*RECORDS SUPPLIED*.
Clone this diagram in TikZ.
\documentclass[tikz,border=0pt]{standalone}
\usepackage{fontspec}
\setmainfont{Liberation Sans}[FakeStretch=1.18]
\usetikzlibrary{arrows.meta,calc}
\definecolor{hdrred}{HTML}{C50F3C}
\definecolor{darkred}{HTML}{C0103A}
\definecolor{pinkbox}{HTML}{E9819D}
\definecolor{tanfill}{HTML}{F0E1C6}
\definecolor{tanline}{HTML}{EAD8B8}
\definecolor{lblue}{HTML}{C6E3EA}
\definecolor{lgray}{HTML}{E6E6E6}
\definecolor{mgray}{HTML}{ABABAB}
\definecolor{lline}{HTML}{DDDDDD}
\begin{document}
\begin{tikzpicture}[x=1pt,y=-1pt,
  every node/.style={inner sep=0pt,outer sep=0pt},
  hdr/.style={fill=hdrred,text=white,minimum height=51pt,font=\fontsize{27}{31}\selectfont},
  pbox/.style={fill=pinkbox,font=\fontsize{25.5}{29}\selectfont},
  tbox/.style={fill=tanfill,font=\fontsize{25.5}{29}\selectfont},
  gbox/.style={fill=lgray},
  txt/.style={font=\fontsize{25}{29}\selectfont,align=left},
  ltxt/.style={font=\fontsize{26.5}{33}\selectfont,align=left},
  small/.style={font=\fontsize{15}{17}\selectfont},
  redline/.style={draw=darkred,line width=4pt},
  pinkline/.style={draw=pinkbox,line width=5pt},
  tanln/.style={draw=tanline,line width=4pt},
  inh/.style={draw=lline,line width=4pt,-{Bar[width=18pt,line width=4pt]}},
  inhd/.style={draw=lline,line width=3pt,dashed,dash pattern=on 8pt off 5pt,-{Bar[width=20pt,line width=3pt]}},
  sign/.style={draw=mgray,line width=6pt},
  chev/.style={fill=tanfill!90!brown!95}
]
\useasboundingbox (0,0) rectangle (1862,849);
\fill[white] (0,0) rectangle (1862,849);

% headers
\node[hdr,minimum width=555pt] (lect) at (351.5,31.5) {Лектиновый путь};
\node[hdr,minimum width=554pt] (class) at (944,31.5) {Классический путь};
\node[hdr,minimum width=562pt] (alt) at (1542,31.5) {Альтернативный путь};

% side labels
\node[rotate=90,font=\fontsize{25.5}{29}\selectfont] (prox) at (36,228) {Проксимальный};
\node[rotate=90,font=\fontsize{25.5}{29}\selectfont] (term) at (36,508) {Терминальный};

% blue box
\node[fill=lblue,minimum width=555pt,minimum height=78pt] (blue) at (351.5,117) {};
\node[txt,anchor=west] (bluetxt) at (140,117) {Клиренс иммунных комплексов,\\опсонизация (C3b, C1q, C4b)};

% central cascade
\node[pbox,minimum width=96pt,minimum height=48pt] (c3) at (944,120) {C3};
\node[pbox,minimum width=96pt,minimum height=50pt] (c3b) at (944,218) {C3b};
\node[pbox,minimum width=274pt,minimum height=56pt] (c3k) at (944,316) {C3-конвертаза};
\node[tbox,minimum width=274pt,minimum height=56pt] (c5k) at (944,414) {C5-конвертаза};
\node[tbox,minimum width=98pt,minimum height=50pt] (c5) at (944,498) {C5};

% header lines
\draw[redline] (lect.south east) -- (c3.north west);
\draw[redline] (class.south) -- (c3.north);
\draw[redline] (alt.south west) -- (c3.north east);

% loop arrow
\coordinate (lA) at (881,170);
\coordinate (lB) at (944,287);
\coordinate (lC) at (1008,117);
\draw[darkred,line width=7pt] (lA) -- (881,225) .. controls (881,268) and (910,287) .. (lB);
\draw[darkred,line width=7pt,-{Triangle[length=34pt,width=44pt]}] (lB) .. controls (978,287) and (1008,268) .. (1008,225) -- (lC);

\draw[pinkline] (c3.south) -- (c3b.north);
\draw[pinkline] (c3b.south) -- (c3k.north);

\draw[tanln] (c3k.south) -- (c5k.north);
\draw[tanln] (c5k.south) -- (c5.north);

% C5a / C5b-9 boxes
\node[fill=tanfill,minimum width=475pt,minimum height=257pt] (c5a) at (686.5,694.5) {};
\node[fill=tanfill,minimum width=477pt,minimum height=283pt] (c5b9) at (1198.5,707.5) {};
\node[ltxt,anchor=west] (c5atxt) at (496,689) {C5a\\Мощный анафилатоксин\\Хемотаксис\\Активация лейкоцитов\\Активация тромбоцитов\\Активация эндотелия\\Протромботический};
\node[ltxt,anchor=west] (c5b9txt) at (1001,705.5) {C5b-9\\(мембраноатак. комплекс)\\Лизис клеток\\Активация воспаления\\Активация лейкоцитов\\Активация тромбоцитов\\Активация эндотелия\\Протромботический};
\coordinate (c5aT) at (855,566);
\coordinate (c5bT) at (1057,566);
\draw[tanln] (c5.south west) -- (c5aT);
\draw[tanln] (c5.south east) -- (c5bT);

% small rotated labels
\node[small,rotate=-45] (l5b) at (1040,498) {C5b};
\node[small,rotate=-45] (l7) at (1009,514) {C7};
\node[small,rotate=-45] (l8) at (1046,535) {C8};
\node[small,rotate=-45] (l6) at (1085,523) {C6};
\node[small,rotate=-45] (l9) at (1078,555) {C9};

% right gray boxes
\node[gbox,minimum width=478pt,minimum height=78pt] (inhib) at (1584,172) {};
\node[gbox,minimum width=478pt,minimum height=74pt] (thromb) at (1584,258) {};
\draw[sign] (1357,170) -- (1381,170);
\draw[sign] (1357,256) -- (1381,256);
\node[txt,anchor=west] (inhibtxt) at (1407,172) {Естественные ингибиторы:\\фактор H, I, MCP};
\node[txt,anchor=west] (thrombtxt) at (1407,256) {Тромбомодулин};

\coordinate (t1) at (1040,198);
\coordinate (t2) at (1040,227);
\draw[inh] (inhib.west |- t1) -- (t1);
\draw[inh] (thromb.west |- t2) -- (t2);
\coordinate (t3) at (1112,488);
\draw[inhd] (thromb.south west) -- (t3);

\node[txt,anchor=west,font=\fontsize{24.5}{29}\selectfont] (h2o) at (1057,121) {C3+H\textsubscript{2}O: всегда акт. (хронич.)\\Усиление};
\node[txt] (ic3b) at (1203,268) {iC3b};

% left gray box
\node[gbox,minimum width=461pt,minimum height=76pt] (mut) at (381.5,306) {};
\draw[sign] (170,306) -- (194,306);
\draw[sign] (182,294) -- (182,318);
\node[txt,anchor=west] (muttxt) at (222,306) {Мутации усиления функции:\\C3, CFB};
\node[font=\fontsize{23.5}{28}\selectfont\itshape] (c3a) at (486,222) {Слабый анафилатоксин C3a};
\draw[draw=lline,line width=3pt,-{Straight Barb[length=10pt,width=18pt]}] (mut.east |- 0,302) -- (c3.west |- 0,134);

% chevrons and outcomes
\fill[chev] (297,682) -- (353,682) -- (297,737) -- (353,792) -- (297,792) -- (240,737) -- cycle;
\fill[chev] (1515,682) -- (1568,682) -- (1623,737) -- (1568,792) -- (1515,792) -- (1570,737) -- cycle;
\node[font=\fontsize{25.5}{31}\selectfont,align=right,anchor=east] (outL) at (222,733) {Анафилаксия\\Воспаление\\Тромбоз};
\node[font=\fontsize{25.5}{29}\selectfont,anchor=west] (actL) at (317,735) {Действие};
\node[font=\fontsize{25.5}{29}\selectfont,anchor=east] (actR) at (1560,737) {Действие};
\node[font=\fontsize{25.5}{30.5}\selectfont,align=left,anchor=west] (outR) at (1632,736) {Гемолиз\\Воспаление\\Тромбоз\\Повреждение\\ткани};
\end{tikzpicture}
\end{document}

==

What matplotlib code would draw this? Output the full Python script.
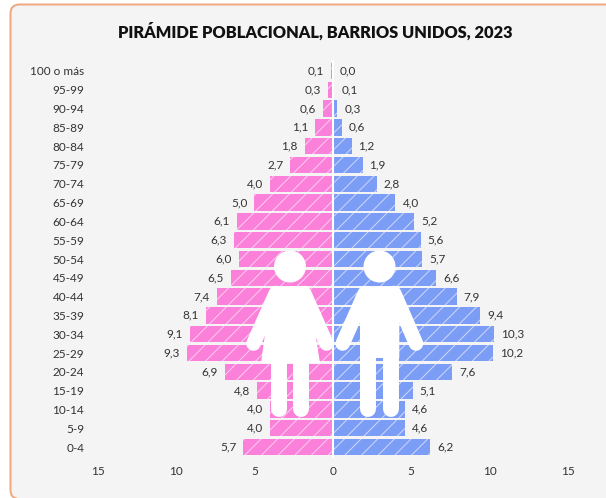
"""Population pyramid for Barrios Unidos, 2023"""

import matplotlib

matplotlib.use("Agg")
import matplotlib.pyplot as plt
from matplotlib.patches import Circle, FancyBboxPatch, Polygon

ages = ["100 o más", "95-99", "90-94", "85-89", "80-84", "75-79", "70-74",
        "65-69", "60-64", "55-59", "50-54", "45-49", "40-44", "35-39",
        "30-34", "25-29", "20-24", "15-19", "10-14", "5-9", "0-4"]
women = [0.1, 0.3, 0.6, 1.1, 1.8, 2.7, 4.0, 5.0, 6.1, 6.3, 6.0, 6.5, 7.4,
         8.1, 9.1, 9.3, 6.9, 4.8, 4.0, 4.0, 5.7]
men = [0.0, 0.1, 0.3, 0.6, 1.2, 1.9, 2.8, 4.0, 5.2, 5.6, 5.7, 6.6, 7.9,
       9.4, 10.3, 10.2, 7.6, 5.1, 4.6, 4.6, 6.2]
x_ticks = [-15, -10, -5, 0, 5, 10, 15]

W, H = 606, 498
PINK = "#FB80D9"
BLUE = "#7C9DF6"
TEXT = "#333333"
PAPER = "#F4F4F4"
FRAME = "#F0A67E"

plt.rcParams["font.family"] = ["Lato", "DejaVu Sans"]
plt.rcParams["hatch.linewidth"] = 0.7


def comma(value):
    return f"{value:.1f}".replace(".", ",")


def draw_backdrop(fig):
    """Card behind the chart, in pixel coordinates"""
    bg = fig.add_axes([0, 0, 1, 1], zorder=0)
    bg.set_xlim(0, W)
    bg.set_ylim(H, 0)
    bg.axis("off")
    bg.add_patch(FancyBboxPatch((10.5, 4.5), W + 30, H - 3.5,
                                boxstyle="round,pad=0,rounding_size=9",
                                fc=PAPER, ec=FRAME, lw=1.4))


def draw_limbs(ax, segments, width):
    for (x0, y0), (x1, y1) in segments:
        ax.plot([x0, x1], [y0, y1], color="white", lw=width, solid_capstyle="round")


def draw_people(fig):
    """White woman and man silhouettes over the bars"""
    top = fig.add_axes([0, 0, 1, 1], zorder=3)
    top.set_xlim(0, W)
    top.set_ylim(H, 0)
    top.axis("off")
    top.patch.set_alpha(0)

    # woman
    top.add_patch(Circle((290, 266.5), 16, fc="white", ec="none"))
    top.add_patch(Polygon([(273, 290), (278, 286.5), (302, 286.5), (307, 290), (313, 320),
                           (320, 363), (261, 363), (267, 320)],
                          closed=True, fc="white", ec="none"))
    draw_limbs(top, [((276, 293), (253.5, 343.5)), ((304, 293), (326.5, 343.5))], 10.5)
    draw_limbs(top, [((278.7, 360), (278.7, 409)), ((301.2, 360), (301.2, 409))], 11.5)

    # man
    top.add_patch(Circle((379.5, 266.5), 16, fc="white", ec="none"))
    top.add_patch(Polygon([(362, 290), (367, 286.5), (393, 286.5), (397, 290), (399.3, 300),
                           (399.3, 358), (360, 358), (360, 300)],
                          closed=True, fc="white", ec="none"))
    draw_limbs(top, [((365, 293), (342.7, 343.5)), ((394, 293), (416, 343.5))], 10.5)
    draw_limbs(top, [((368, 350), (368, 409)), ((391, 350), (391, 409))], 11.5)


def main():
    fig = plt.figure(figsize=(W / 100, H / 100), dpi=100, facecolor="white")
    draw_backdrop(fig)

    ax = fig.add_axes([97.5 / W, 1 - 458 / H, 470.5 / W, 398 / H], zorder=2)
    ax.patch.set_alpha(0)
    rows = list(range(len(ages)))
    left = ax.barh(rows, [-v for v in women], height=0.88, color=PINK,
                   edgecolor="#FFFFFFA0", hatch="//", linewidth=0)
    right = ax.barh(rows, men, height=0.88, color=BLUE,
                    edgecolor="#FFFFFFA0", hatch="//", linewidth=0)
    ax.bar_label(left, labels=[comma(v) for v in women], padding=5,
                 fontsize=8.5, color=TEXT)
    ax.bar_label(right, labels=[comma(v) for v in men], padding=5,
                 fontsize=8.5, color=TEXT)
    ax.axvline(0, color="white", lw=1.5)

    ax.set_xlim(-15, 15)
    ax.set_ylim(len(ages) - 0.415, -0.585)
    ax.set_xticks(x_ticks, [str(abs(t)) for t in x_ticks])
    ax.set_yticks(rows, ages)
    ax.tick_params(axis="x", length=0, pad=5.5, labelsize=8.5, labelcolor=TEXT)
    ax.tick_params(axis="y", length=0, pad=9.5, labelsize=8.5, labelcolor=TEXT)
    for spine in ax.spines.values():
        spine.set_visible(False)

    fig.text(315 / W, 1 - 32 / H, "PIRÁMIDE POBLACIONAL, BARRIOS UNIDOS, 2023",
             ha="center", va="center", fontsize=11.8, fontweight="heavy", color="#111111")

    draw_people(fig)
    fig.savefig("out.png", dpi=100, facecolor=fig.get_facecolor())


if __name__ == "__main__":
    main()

*WHAT YOU HAVE TO DO*. Return exactly the lines from the one with "What matplotlib code" to the one with "from matplotlib.patches import", inclusive, and nothing else; skip the pictures.

*SOLUTION*.
What matplotlib code would draw this? Output the full Python script.
"""Population pyramid for Barrios Unidos, 2023"""

import matplotlib

matplotlib.use("Agg")
import matplotlib.pyplot as plt
from matplotlib.patches import Circle, FancyBboxPatch, Polygon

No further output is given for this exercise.